If storage space is limited, choose one medium round Dutch oven first. It will cover the widest range of recipes. If you already own a round pot and love cooking roasts or whole birds, an oval Dutch oven is a smart second piece. Together, they cover nearly every cozy cooking situation from weeknight soup to holiday centerpiece. And yes, they will both be heavy. That is part of the charm. A Dutch oven does not whisper, “Dinner is ready.” It thuds confidently onto the table and announces it.
Conclusion
Oval and round Dutch ovens are both excellent kitchen investments, but they serve slightly different cooking styles. A round Dutch oven is the best all-around choice for most home cooks because it fits standard burners, stirs easily, and performs beautifully for soups, stews, sauces, beans, and round bread. An oval Dutch oven is ideal for oven-based meals, whole poultry, longer cuts of meat, and elegant table presentation.

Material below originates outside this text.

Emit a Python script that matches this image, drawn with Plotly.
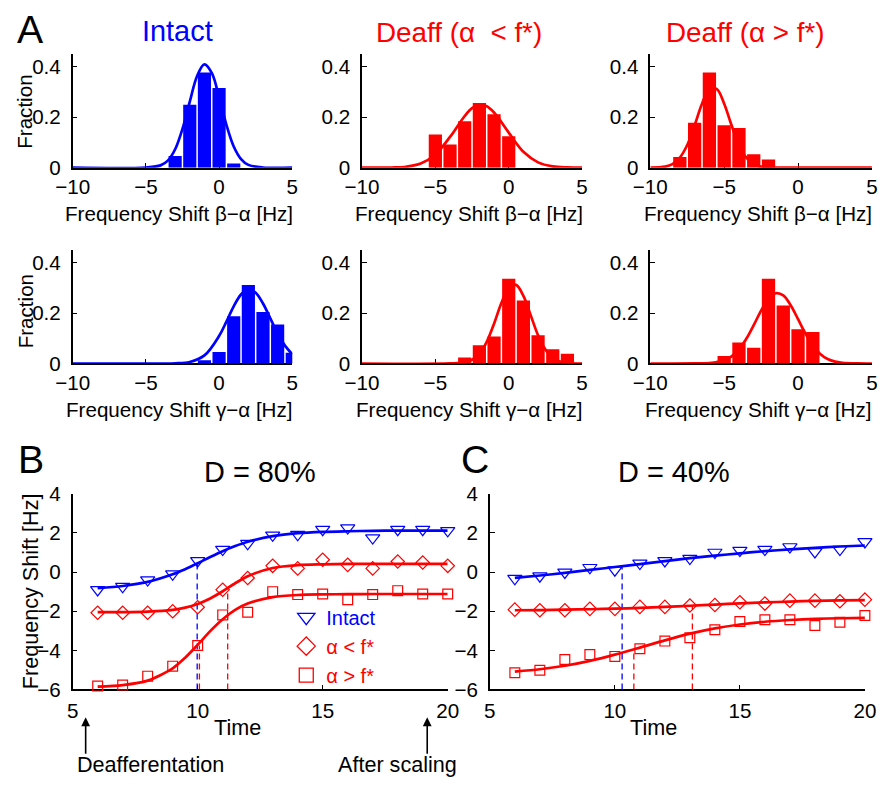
import plotly.graph_objects as go

W, H = 896, 786
BLUE = "#0000ff"
RED = "#ff0000"
FONT = "Liberation Sans, Arial, Helvetica, sans-serif"

# ---------------- Panel A : histograms (bin centres, fractions) ----------------
intact_beta_x = [-3, -2, -1, 0, 1]
intact_beta_y = [0.046, 0.25, 0.378, 0.316, 0.016]
deaff_lo_beta_x = [-5, -4, -3, -2, -1, 0]
deaff_lo_beta_y = [0.132, 0.092, 0.184, 0.257, 0.212, 0.125]
deaff_hi_beta_x = [-8, -7, -6, -5, -4, -3, -2]
deaff_hi_beta_y = [0.042, 0.178, 0.378, 0.168, 0.157, 0.053, 0.032]
intact_gamma_x = [-1, 0, 1, 2, 3, 4, 5]
intact_gamma_y = [0.013, 0.046, 0.188, 0.312, 0.204, 0.155, 0.043]
deaff_lo_gamma_x = [-3, -2, -1, 0, 1, 2, 3, 4]
deaff_lo_gamma_y = [0.024, 0.072, 0.107, 0.336, 0.25, 0.112, 0.057, 0.039]
deaff_hi_gamma_x = [-5, -4, -3, -2, -1, 0, 1]
deaff_hi_gamma_y = [0.03, 0.083, 0.062, 0.336, 0.23, 0.136, 0.125]

# Gaussian fit curves
intact_beta_fit_x = [-10, -5, -4, -3.5, -3, -2.5, -2, -1.5, -1, -0.5, 0, 0.5, 1, 1.5, 2, 3, 5]
intact_beta_fit_y = [0, 0.0005, 0.009, 0.028, 0.073, 0.154, 0.262, 0.364, 0.41, 0.376, 0.28, 0.17, 0.084, 0.034, 0.011, 0.0006, 0]
deaff_lo_beta_fit_x = [-10, -8, -7, -6, -5, -4, -3, -2.5, -2, -1.5, -1, 0, 1, 2, 3, 4, 5]
deaff_lo_beta_fit_y = [0, 0.0006, 0.0036, 0.016, 0.052, 0.122, 0.205, 0.236, 0.25, 0.244, 0.219, 0.139, 0.063, 0.021, 0.005, 0.0009, 0.0001]
deaff_hi_beta_fit_x = [-10, -9, -8.5, -8, -7.5, -7, -6.5, -6, -5.5, -5, -4.5, -4, -3.5, -3, -2.5, -2, 0, 5]
deaff_hi_beta_fit_y = [0.0002, 0.004, 0.014, 0.04, 0.09, 0.168, 0.254, 0.312, 0.312, 0.254, 0.168, 0.09, 0.04, 0.014, 0.004, 0.001, 0, 0]
intact_gamma_fit_x = [-10, -4, -3, -2, -1, 0, 0.5, 1, 1.5, 2, 2.5, 3, 3.5, 4, 4.5, 5]
intact_gamma_fit_y = [0, 0, 0.0007, 0.006, 0.032, 0.109, 0.166, 0.227, 0.274, 0.295, 0.281, 0.238, 0.179, 0.119, 0.071, 0.037]
deaff_lo_gamma_fit_x = [-10, -4, -3, -2.5, -2, -1.5, -1, -0.5, 0, 0.5, 1, 1.5, 2, 2.5, 3, 3.5, 4, 5]
deaff_lo_gamma_fit_y = [0, 0.0002, 0.0045, 0.015, 0.039, 0.086, 0.158, 0.24, 0.301, 0.312, 0.268, 0.191, 0.112, 0.055, 0.022, 0.0074, 0.002, 0]
deaff_hi_gamma_fit_x = [-10, -7, -6, -5, -4.5, -4, -3.5, -3, -2.5, -2, -1.5, -1, -0.5, 0, 0.5, 1, 1.5, 2, 2.5, 3, 4, 5]
deaff_hi_gamma_fit_y = [0, 0.0002, 0.0018, 0.0128, 0.028, 0.056, 0.098, 0.152, 0.21, 0.257, 0.279, 0.27, 0.231, 0.176, 0.119, 0.071, 0.038, 0.018, 0.0075, 0.003, 0.0003, 0]

hist_ticks_x = [-10, -5, 0, 5]
hist_ticks_y = [0, 0.2, 0.4]
hist_ticktext_y = ["0", "0.2", "0.4"]

# ---------------- Panels B and C : time courses ----------------
time = [6, 7, 8, 9, 10, 11, 12, 13, 14, 15, 16, 17, 18, 19, 20]
B_intact = [-0.9, -0.74, -0.4, -0.1, 0.58, 1.16, 1.46, 1.89, 1.92, 2.18, 2.26, 1.75, 2.18, 2.18, 2.12]
B_lo = [-2.08, -2.08, -2.08, -2.0, -1.8, -0.9, -0.3, 0.32, 0.19, 0.63, 0.37, 0.19, 0.54, 0.49, 0.32]
B_hi = [-5.83, -5.78, -5.32, -4.81, -3.75, -2.19, -2.05, -1.0, -1.15, -1.12, -1.41, -1.15, -0.95, -1.12, -1.12]
C_intact = [-0.33, -0.2, -0.01, 0.23, 0.11, 0.45, 0.58, 0.7, 1.01, 1.11, 1.16, 1.29, 1.04, 1.16, 1.55]
C_lo = [-1.92, -1.95, -1.95, -1.88, -1.88, -1.78, -1.78, -1.71, -1.68, -1.54, -1.61, -1.46, -1.46, -1.49, -1.41]
C_hi = [-5.15, -5.02, -4.47, -4.22, -4.31, -3.92, -3.53, -3.36, -2.95, -2.53, -2.44, -2.44, -2.73, -2.56, -2.22]

# fitted curves
B_fit_t = [6, 7, 8, 9, 9.5, 10, 10.5, 11, 11.5, 12, 13, 14, 15, 16, 17, 18, 19, 20]
B_intact_fit = [-0.82, -0.71, -0.5, -0.11, 0.15, 0.45, 0.77, 1.07, 1.33, 1.55, 1.84, 1.99, 2.06, 2.09, 2.11, 2.12, 2.12, 2.12]
B_lo_fit = [-2.05, -2.05, -2.02, -1.93, -1.82, -1.63, -1.35, -0.98, -0.57, -0.21, 0.21, 0.36, 0.4, 0.42, 0.42, 0.42, 0.42, 0.42]
B_hi_fit = [-5.86, -5.78, -5.55, -4.92, -4.38, -3.72, -3.02, -2.41, -1.93, -1.61, -1.28, -1.17, -1.14, -1.13, -1.12, -1.12, -1.12, -1.12]
C_fit_t = time
C_intact_fit = [-0.3, -0.175, -0.04, 0.11, 0.26, 0.41, 0.56, 0.71, 0.84, 0.96, 1.07, 1.16, 1.24, 1.31, 1.36]
C_lo_fit = [-1.95, -1.94, -1.92, -1.9, -1.87, -1.83, -1.78, -1.72, -1.66, -1.6, -1.55, -1.51, -1.47, -1.45, -1.43]
C_hi_fit = [-5.09, -4.97, -4.79, -4.54, -4.22, -3.86, -3.49, -3.15, -2.88, -2.68, -2.54, -2.45, -2.39, -2.36, -2.34]

# half-way times (dashed markers) and the curve value reached there
B_half_t = [9.98, 10.07, 11.2]
B_half_v = [0.45, -3.76, -0.85]
C_half_t = [10.29, 10.76, 13.1]
C_half_v = [0.25, -4.0, -1.72]
half_colors = [BLUE, RED, RED]

time_ticks_x = [5, 10, 15, 20]
time_ticks_y = [-6, -4, -2, 0, 2, 4]

# annotation arrows in panel B (time of the arrow, in data units)
arrow_times = [5.52, 19.18]
arrow_labels = ["Deafferentation", "After scaling"]

# ---------------- layout helpers ----------------
# the photographed page appears slightly shrunk and shifted; place items so that
# they land where the reference shows them
SX, OX = 0.966, 17.5
SY, OY = 0.973, 12.0
K = 1 / 0.97


def fxp(P):
    return (P - OX) / SX


def fyp(P):
    return (P - OY) / SY


def px_x(P):
    return fxp(P) / W


def px_y(P):
    return 1 - fyp(P) / H


def fs(v):
    return round(v * K, 1)


def axis(domain, rng, tickvals, ticktext=None, anchor=None, standoff=4):
    d = dict(domain=domain, range=rng, tickvals=tickvals, showline=True,
             linecolor="black", linewidth=1.5, ticks="inside", ticklen=5,
             tickwidth=1.2, tickcolor="black", showgrid=False, zeroline=False,
             tickfont=dict(size=fs(20), color="black", family=FONT),
             layer="below traces", anchor=anchor, ticklabelstandoff=standoff,
             fixedrange=True)
    if ticktext is not None:
        d["ticktext"] = ticktext
    return d


fig = go.Figure()
layout = {}

hist_cols = [(73, 292), (361.5, 581), (649, 870)]
hist_rows = [(54.4, 168), (250.7, 364.3)]
hists = [
    (intact_beta_x, intact_beta_y, intact_beta_fit_x, intact_beta_fit_y, BLUE),
    (deaff_lo_beta_x, deaff_lo_beta_y, deaff_lo_beta_fit_x, deaff_lo_beta_fit_y, RED),
    (deaff_hi_beta_x, deaff_hi_beta_y, deaff_hi_beta_fit_x, deaff_hi_beta_fit_y, RED),
    (intact_gamma_x, intact_gamma_y, intact_gamma_fit_x, intact_gamma_fit_y, BLUE),
    (deaff_lo_gamma_x, deaff_lo_gamma_y, deaff_lo_gamma_fit_x, deaff_lo_gamma_fit_y, RED),
    (deaff_hi_gamma_x, deaff_hi_gamma_y, deaff_hi_gamma_fit_x, deaff_hi_gamma_fit_y, RED),
]

for i, (bx, by, fx, fy, col) in enumerate(hists):
    r, c = divmod(i, 3)
    n = i + 1
    xs = "x" if n == 1 else f"x{n}"
    ys = "y" if n == 1 else f"y{n}"
    x0, x1 = hist_cols[c]
    y0, y1 = hist_rows[r]
    layout["xaxis" if n == 1 else f"xaxis{n}"] = axis(
        [px_x(x0), px_x(x1)], [-10, 5], hist_ticks_x, anchor=ys, standoff=0)
    layout["yaxis" if n == 1 else f"yaxis{n}"] = axis(
        [px_y(y1), px_y(y0)], [0, 0.45], hist_ticks_y, hist_ticktext_y,
        anchor=xs, standoff=6)
    fig.add_trace(go.Bar(x=bx, y=by, width=0.9, marker=dict(color=col, line=dict(width=0)),
                         xaxis=xs, yaxis=ys, showlegend=False))
    fig.add_trace(go.Scatter(x=fx, y=fy, mode="lines", line=dict(color=col, width=2.7, shape="spline", smoothing=1),
                             xaxis=xs, yaxis=ys, showlegend=False, cliponaxis=False))

# B and C axes
layout["xaxis7"] = axis([px_x(73), px_x(447)], [5, 20], time_ticks_x, anchor="y7", standoff=2)
layout["yaxis7"] = axis([px_y(691), px_y(495)], [-6, 4], time_ticks_y, anchor="x7", standoff=6)
layout["xaxis8"] = axis([px_x(489), px_x(863)], [5, 20], time_ticks_x, anchor="y8", standoff=2)
layout["yaxis8"] = axis([px_y(691), px_y(495)], [-6, 4], time_ticks_y, anchor="x8", standoff=6)

series = [
    ("x7", "y7", B_fit_t, B_intact_fit, B_lo_fit, B_hi_fit, B_intact, B_lo, B_hi, B_half_t, B_half_v),
    ("x8", "y8", C_fit_t, C_intact_fit, C_lo_fit, C_hi_fit, C_intact, C_lo, C_hi, C_half_t, C_half_v),
]
for xs, ys, ft, fi, fl, fh, mi, ml, mh, ht, hv in series:
    for t, v, col in zip(ht, hv, half_colors):
        fig.add_trace(go.Scatter(x=[t, t], y=[-6, v], mode="lines",
                                 line=dict(color=col, width=1.3, dash="6px,4px"),
                                 xaxis=xs, yaxis=ys, showlegend=False))
    for fy, col in [(fi, BLUE), (fl, RED), (fh, RED)]:
        fig.add_trace(go.Scatter(x=ft, y=fy, mode="lines", line=dict(color=col, width=2.7, shape="spline", smoothing=0.8),
                                 xaxis=xs, yaxis=ys, showlegend=False, cliponaxis=False))
    for my, col, sym, sz in [(mi, BLUE, "triangle-down-open", 12), (ml, RED, "diamond-open", 10), (mh, RED, "square-open", 9.5)]:
        fig.add_trace(go.Scatter(x=time, y=my, mode="markers",
                                 marker=dict(symbol=sym, size=fs(sz), color=col, line=dict(width=1.2, color=col)),
                                 xaxis=xs, yaxis=ys, showlegend=False, cliponaxis=False))

# legend entries (legend-only traces)
legend_names = ["Intact", "α < f*", "α > f*"]
legend_syms = ["triangle-down-open", "diamond-open", "square-open"]
legend_cols = [BLUE, RED, RED]
legend_sizes = [15, 14, 14]
for nm, sym, col, sz in zip(legend_names, legend_syms, legend_cols, legend_sizes):
    fig.add_trace(go.Scatter(x=[None], y=[None], mode="markers", xaxis="x7", yaxis="y7",
                             name=f'<span style="color:{col}">{nm}</span>',
                             marker=dict(symbol=sym, size=sz, color=col, line=dict(width=1.3, color=col))))

ann = []


def text(s, x, y, size, color="black", angle=0):
    ann.append(dict(text=s, x=px_x(x), y=px_y(y), xref="paper", yref="paper",
                    xanchor="center", yanchor="middle", showarrow=False, textangle=angle,
                    font=dict(size=fs(size), color=color, family=FONT)))


text("A", 31, 30, 38)
text("B", 31, 461, 38)
text("C", 474, 461, 38)
text("Intact", 178, 31, 28, BLUE)
text("Deaff (α\u00a0 < f*)", 458, 33, 27, RED)
text("Deaff (α > f*)", 743, 33, 27, RED)
for r, yy in enumerate([112, 312]):
    text("Fraction", 25.5, yy, 20, angle=-90)
for c, (x0, x1) in enumerate(hist_cols):
    text("Frequency Shift β−α [Hz]", (x0 + x1) / 2 - 3, 214, 20)
    text("Frequency Shift γ−α [Hz]", (x0 + x1) / 2 - 3, 410, 20)
text("D = 80%", 260, 473, 28)
text("D = 40%", 673, 473, 28)
text("Frequency Shift [Hz]", 31, 593, 21, angle=-90)
text("Time", 237, 729, 21)
text("Time", 652, 729, 21)
text(arrow_labels[0], 151, 766, 21)
text(arrow_labels[1], 397, 766, 21)

# arrows in panel B, positioned in the x7/y7 domain frame (tip just below the axis labels)
tip_frac = (691 - 719) / 196.0
tail_frac = (691 - 757) / 196.0
for t in arrow_times:
    xf = (t - 5) / 15.0
    ann.append(dict(text="", x=xf, y=tip_frac, xref="x7 domain", yref="y7 domain",
                    ax=xf, ay=tail_frac, axref="x7 domain", ayref="y7 domain",
                    showarrow=True, arrowhead=2, arrowsize=1.1, arrowwidth=1.6,
                    arrowcolor="black", standoff=0, startstandoff=0))

fig.update_layout(
    width=W, height=H, margin=dict(l=0, r=0, t=0, b=0),
    paper_bgcolor="white", plot_bgcolor="white",
    font=dict(family=FONT, color="black"),
    barmode="overlay", annotations=ann,
    legend=dict(x=px_x(286), y=px_y(599), xanchor="left", yanchor="top",
                font=dict(size=20, family=FONT), bgcolor="rgba(0,0,0,0)",
                itemsizing="trace", tracegroupgap=0, borderwidth=0),
    **layout,
)

fig.write_html("out.html", config={"responsive": False})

If you want one Dutch oven to do almost everything, choose a 5- to 6-quart round enameled cast iron model. If your cooking leans toward roast chicken, brisket, pork loin, or oval bread, an oval Dutch oven may be the better fit. Either way, you are getting a hardworking pot that can turn humble ingredients into rich, comforting meals. And honestly, any cookware that makes soup, bread, and pot roast this well deserves a little countertop applause.